You might have read our previous articles about the effect of social media on personal injuries claims. Our firm recently had the opportunity to see first hand how social media profiles can effectively destroy an otherwise solid personal injury claim.

Our firm acted on behalf of Mr Kris Hunold in a personal injuries claim against the Queensland Police Service. Judgment was delivered on 23 March 2018 (see Hunold v Twinn & The State of Queensland [2018] QDC 43).

Mr Hunold had been out in Surfers Paradise in 2009. At around 4:00 am two unidentified females approached Mr Hunold’s sister and cousin on the footpath and a physical argument began.  Mr Hunold stepped in to assist and protect his sister and cousin when police officer Twinn approached him from the rear, pinned him to the ground, struck and detained him.

Mr Hunold was arrested for public nuisance and alleged he was injured in the process – specifically a fracture of his vertebrae.

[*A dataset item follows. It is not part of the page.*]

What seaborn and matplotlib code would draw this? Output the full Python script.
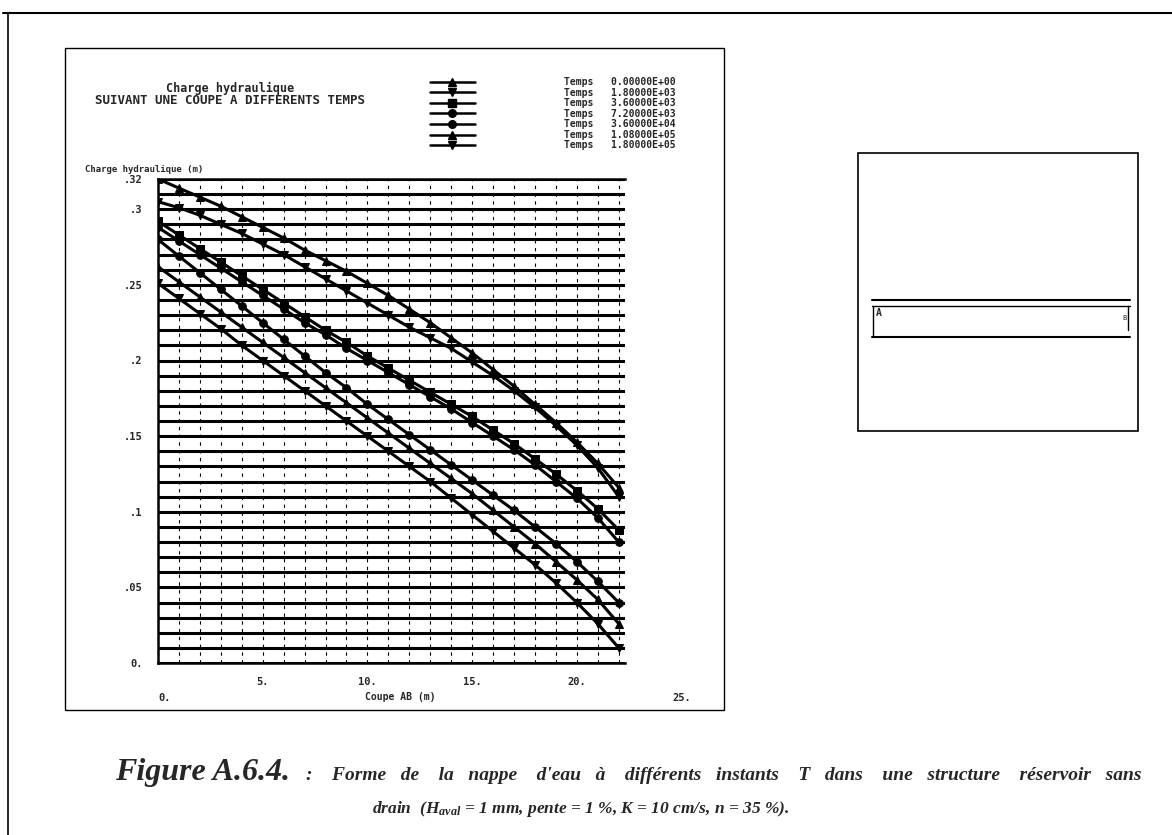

Mr Hunold claimed the actions of Twinn amounted to an assault and battery.

The District Court found that the actions did amount to assault and battery, and Mr Hunold won his claim.

However, even though Mr Hunold won his claim, the award for damages was a miserly $27,500.00 being $11,000 for general damages, $1,500 for out-of-pocket expenses and $15,000 for past economic loss.

Mr Hunold appealed this decision to the Court of Appeal where he was given leave to appeal the decision, but the appeal was then dismissed (see Hunold v Twinn [2018] QCA 308). The Court of Appeal ultimately agreed with the findings of the District Court.

So how did Facebook effect the claim? In the Court of Appeal decision it was said from the findings of the District Court “her Honour made specific findings that the applicant was not as physically restricted as he had maintained in his evidence, having regard to photographic evidence obtained from his Facebook page. Again, there were nine instances of activity shown by the photographs not consistent with the applicant’s evidence as to the extent of his disabilities.”

During the original proceedings it was submitted on behalf of Mr Hunold that it is difficult to make any real assessment of how a person is truly feeling by looking at what they choose to present to the rest of the world on their Facebook page. In the real world, people do not post pictures of themselves feeling sore or sad, but rather just those moments where they are happiest and enjoying life which might not be all too often. The original Judge was not critical of Mr Hunold living his life, but did find the pictures and videos to be evidence of what Mr Hunold was capable of doing.

If you are in the process of making a personal injuries claim, if you use any social media platforms you may be required to disclose the entire content as they may relate to the circumstances of your claim, just as in Mr Hunold’s claim.

Had certain photos or videos not been on Mr Hunold’s Facebook page, the award for his damages could have been very different.

If you have started an injury claim you should talk to your lawyer about reviewing your Facebook, or other social media, pages.

We strongly recommend that you bear in mind that the Respondent to your claim, or any future claim, may investigate your social media profiles ,or even your friend’s profiles. Before posting comments, pictures or videos you should bear in mind whether these posts might ‘suggest’ that you are capable of more then you actually are.

Even if your profile is closed to the public, the Respondent may still be able to obtain an Order from the Court for you to disclose the entire content of your social media profile. In Mr Hunold’s case, he was ordered to ‘friend’ the opposing legal representative so that access was unrestricted.